The idea is that we have a counter of readers that we bump for every reader, and as long as the counter is positive, we can read. This means that uncontended reads are just a single increment. A writer will add long.MinValue and effectively make the value very negative. We still have the number of readers encoded as “how much above the min value are we.” So we can wait for readers to finish before the writer then gets its turn. The only tricky case is the sequence “reader increments, fails, then writer releases its lock, and reader decrements.” That case mandates that the writer doesn’t just set the state to 0 when it is released, so failed reads can still recover without completely breaking the log.

struct UnfairRwLock
{
    // If zero: no reader, no writer
    // If negative: writer active (MinValue + any in-flight reader increments)
    // If positive: that many readers hold the lock
    private long _state;

    public void EnterReadLock()
    {
        long value = Interlocked.Increment(ref _state);
        if (value > 0)
            return;

        Interlocked.Decrement(ref _state);

        var spinWait = new SpinWait();
        while (true)
        {
            spinWait.SpinOnce();
            value = Interlocked.Increment(ref _state);
            if (value > 0)
                return;
            Interlocked.Decrement(ref _state);
        }
    }

    public void EnterWriteLock()
    {
        var spinWait = new SpinWait();
        while (true)
        {
            long current = Volatile.Read(ref _state);

            if (current < 0)
            {
                spinWait.SpinOnce();
                continue;
            }

            if (Interlocked.CompareExchange(ref _state, long.MinValue + current, current) == current)
            {
                // Wait for pre-existing readers to drain
                while (Volatile.Read(ref _state) != long.MinValue)
                    spinWait.SpinOnce();
                return;
            }
        }
    }

    public void ExitReadLock() => Interlocked.Decrement(ref _state);

    // Add back MinValue to undo the subtraction, preserving any in-flight reader increments
    public void ExitWriteLock() => Interlocked.Add(ref _state, long.MinValue);
}

This lock fares much, much better in our setup. Instead of 50s of CPU time spent on contention, we’re now looking at ~4s of CPU time. That’s an order of magnitude better. But let’s be honest: it is embarassing to spend 4s of CPU time on synchronizing access when we know for a fact that we almost never have any contention. I saw two different directions that I could have gone into: I could have split the reader lock up into many smaller locks to reduce contention on the single integer we’re mistreating here. The uncommon case of writes would then have to block all N locks, but that’s fine because we read so much more than what we are writing. The alternative is what I ended up implementing: a sequence counter.
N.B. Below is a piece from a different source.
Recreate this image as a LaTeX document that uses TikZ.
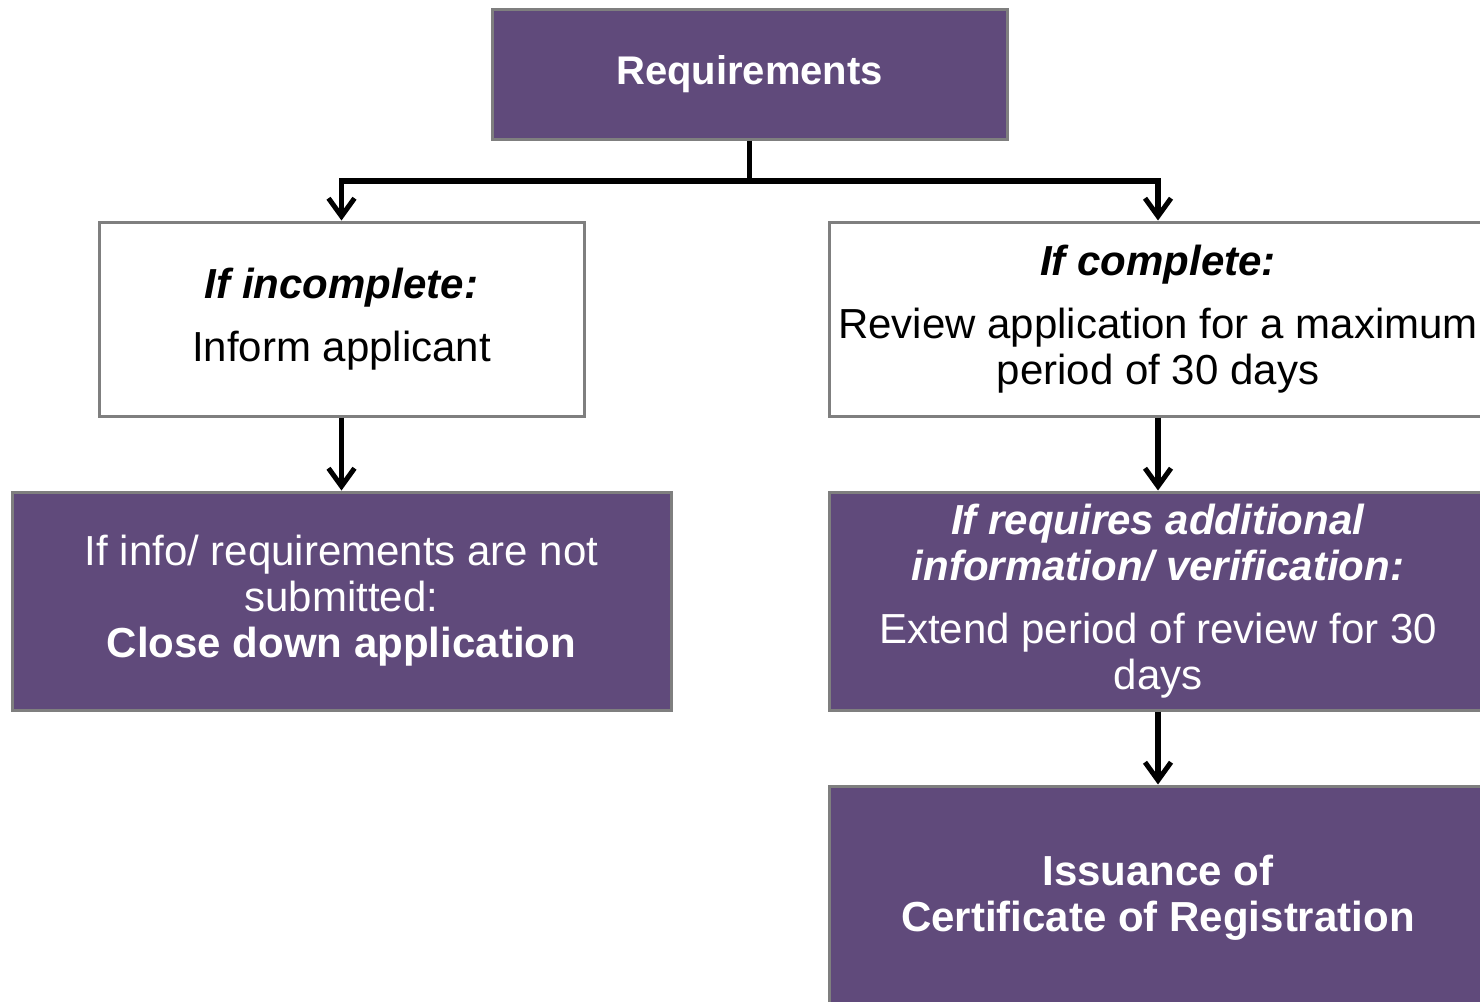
\documentclass[tikz,border=0pt]{standalone}
\usepackage{fontspec}
\setmainfont{Liberation Sans}
\usetikzlibrary{arrows.meta}
\definecolor{boxpurple}{HTML}{604A7B}
\definecolor{boxgray}{HTML}{7F7F7F}
\tikzset{every picture/.style={line width=5.5pt}}
\tikzstyle{wbox}=[draw=boxgray,line width=3pt,fill=white,align=center,inner sep=0pt]
\tikzstyle{pbox}=[draw=boxgray,line width=3pt,fill=boxpurple,text=white,align=center,inner sep=0pt]
\tikzstyle{arr}=[-{Straight Barb[length=18pt,width=26pt,line width=5pt]},line width=5.5pt]

\begin{document}
\begin{tikzpicture}
  [x=1pt,y=-1pt,font=\fontsize{42}{46}\selectfont]
  \useasboundingbox (0,0) rectangle (1480,1001);
  \node [style=pbox,minimum width=515pt,minimum height=130pt] (n1) at (749.5,74) {\fontsize{40}{46}\selectfont\textbf{Requirements}};
  \node [style=wbox,minimum width=485pt,minimum height=194pt] (n2) at (341.5,319) {\textbf{\textit{If incomplete:}}\\[17pt] Inform applicant};
  \node [style=wbox,minimum width=658pt,minimum height=194pt] (n3) at (1158,319) {\textbf{\textit{If complete:}}\\[17pt] Review application for a maximum\\ period of 30 days};
  \node [style=pbox,minimum width=659pt,minimum height=218pt] (n4) at (341.5,601) {If info/ requirements are not\\ submitted:\\ \textbf{Close down application}};
  \node [style=pbox,minimum width=658pt,minimum height=218pt] (n5) at (1158,601) {\textbf{\textit{If requires additional}}\\ \textbf{\textit{information/ verification:}}\\[17pt] Extend period of review for 30\\ days};
  \node [style=pbox,minimum width=658pt,minimum height=224pt] (n6) at (1158,898) {\textbf{Issuance of}\\ \textbf{Certificate of Registration}};
  \coordinate (j) at (749.5,181);
\draw (n1) -- (j);
\draw[arr] (j) -| (n2);
\draw[arr] (j) -| (n3);
\path[arr]
(n2) edge (n4)
(n3) edge (n5)
(n5) edge (n6);
\end{tikzpicture}
\end{document}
In this particular case, the lock is only used to determine whether some data we read is valid – but we never read out of bounds or similar. Given that invalid data is very rare (because it only happens when we read while someone else is writing), we might as well always perform the read and just check whether someone else wrote something in the mean time. This has the nice property that we only need to read a number twice per reader access, but never write anything. So unless anyone else is actually writing, there is actually no contention (except for maybe false sharing on that field). Neat!
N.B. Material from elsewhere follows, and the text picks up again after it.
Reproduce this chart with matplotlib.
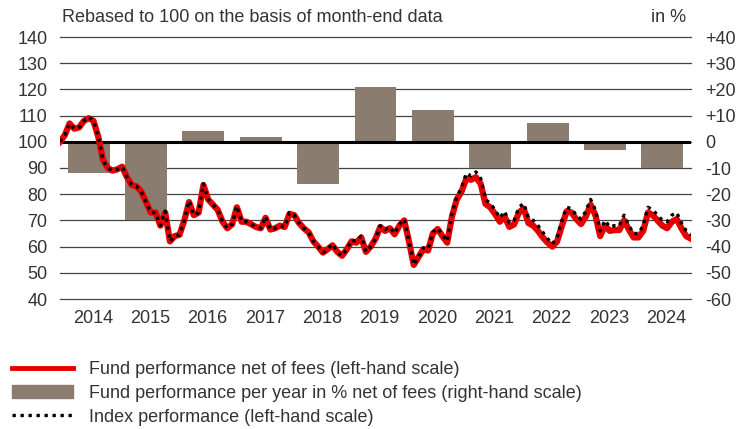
import numpy as np
import matplotlib
matplotlib.use("Agg")
import matplotlib.pyplot as plt
from matplotlib.lines import Line2D
from matplotlib.patches import Patch

plt.rcParams["font.family"] = ["Liberation Sans", "DejaVu Sans"]

# month-end values, Dec 2013 .. Dec 2024, rebased to 100
fund = [100, 102.5, 107, 105, 105.5, 108, 109, 108, 102, 93, 90, 89,
        89.5, 90.5, 86.5, 83.5, 83, 81, 77, 73, 73, 68, 73, 62,
        64, 64.5, 70, 77, 72, 73, 83.5, 78, 76, 74, 69.5, 67,
        68.5, 75, 69.5, 69.5, 68.5, 67.5, 67, 71, 66.5, 67, 68, 67.5,
        72.5, 72, 69, 67, 65.5, 62, 60, 57.7, 59, 60.5, 58, 56.5,
        59, 62, 61.5, 63.5, 58, 60, 63, 67.5, 66, 67, 64.7, 68,
        70, 62, 53, 56, 59, 58.5, 65, 66.7, 64, 61.5, 71.5, 78,
        81, 86, 85.5, 86.5, 84, 76.3, 75, 72.5, 69.5, 71.5, 67.5, 68.5,
        73, 74.5, 69, 68, 66, 63.5, 61.5, 60, 62, 68, 73.5, 73,
        70.5, 68.6, 71.5, 76, 72, 64, 68, 66, 66.3, 66.3, 70, 66.5,
        63.5, 63.5, 66, 73, 72, 70, 68, 67, 69.5, 70.5, 67, 64,
        63]
index = [100, 102.5, 107, 105, 105.5, 108, 109.5, 108, 102, 93, 90, 89,
         89.5, 90.5, 86.5, 83.5, 83, 81, 77, 73, 73, 68, 73.5, 62,
         64, 64.5, 70, 77.5, 72, 73, 84, 78, 76, 74, 69.5, 67,
         68.5, 75.5, 69.5, 69.5, 68.5, 67.5, 67, 71.5, 66.5, 67, 68, 67.5,
         73, 72, 69, 67, 65.5, 62, 60, 57.7, 59, 61, 58, 56.5,
         59, 62.5, 62, 64, 58, 60, 63, 68, 66.5, 67.5, 65, 68.5,
         70.5, 62, 53, 56, 59.5, 59, 65.5, 67, 64.5, 62, 72.5, 79,
         82.5, 88, 87, 88.5, 86, 78, 76.5, 74, 71, 73.5, 69, 70,
         75, 76.5, 71, 70, 68, 65.5, 63, 61, 63.5, 70, 75, 74.5,
         72, 70.5, 73.5, 78, 74, 66, 70, 67.5, 68, 68, 72, 68,
         65, 65, 68, 75, 74, 72, 70, 69.5, 72, 73, 69, 66,
         64.5]

years = [2014, 2015, 2016, 2017, 2018, 2019, 2020, 2021, 2022, 2023, 2024]
yearly = [-12, -30, 4, 2, -16, 21, 12, -10, 7, -3, -10]

left_ticks = [40, 50, 60, 70, 80, 90, 100, 110, 120, 130, 140]
right_ticks = [-60, -50, -40, -30, -20, -10, 0, 10, 20, 30, 40]
right_labels = ["-60", "-50", "-40", "-30", "-20", "-10", "0",
                "+10", "+20", "+30", "+40"]

RED = "#e60000"
TAUPE = "#8a7d70"
TXT = "#333333"
GRID = "#444444"
FS = 13

fig = plt.figure(figsize=(7.44, 4.29), dpi=100)
ax2 = fig.add_axes([60 / 744, 1 - 299 / 429, 631 / 744, 262 / 429])
ax = ax2.twinx()
ax.set_zorder(ax2.get_zorder() + 1)
ax.patch.set_visible(False)

# yearly bars on the right-hand scale
ax2.bar(np.array(years) + 0.5, yearly, width=0.73, color=TAUPE, zorder=2)
ax2.set_ylim(-60, 40)
ax2.set_yticks(right_ticks)
ax2.set_yticklabels(right_labels)
for t in right_ticks:
    ax2.axhline(t, color=GRID, lw=0.9, zorder=1, clip_on=False)
ax2.yaxis.tick_right()
ax2.set_xlim(2014, 2025)
ax2.set_xticks(np.array(years) + 0.57)
ax2.set_xticklabels([str(y) for y in years])

# monthly lines on the left-hand scale
x = 2014 + np.arange(len(fund)) / 12
ax.axhline(100, color="black", lw=2.2, zorder=3)
ax.plot(x, fund, color=RED, lw=4.5, solid_joinstyle="round", zorder=4)
ax.plot(x, index, color="black", lw=2.4, ls=(0, (1, 1.4)), zorder=5)
ax.set_ylim(40, 140)
ax.set_yticks(left_ticks)
ax.yaxis.tick_left()

for a in (ax, ax2):
    for s in a.spines.values():
        s.set_visible(False)
    a.tick_params(length=0, labelsize=FS, colors=TXT)
ax.tick_params(axis="y", pad=9)
ax2.tick_params(axis="y", pad=10)
ax2.tick_params(axis="x", pad=8)

fig.text(62 / 744, 1 - 18 / 429, "Rebased to 100 on the basis of month-end data",
         fontsize=FS, color=TXT, va="center", ha="left")
fig.text(686 / 744, 1 - 18 / 429, "in %", fontsize=FS, color=TXT,
         va="center", ha="right")

handles = [Line2D([], [], color=RED, lw=3.5),
           Patch(color=TAUPE),
           Line2D([], [], color="black", lw=2.4, ls=(0, (1, 1.4)))]
labels = ["Fund performance net of fees (left-hand scale)",
          "Fund performance per year in % net of fees (right-hand scale)",
          "Index performance (left-hand scale)"]
fig.legend(handles, labels, loc="upper left", bbox_to_anchor=(12 / 744, 1 - 361 / 429),
           frameon=False, fontsize=FS, handlelength=3.4, handletextpad=0.85,
           labelspacing=0.38, borderpad=0, borderaxespad=0, labelcolor=TXT)

fig.savefig("out.png", dpi=100)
This is implemented with a seqlock, which is essentially a sequence counter: even numbers allow reads (this is a stable state), odd numbers mean a write is in progress. Readers just check that the sequence number didn’t change between starting the read and finishing the read. Writers wait until they see a stable number, then they bump it to claim the spot, do their write, and bump it again when they are done.

In pratice, for my little program, this reduces contention to literally zero.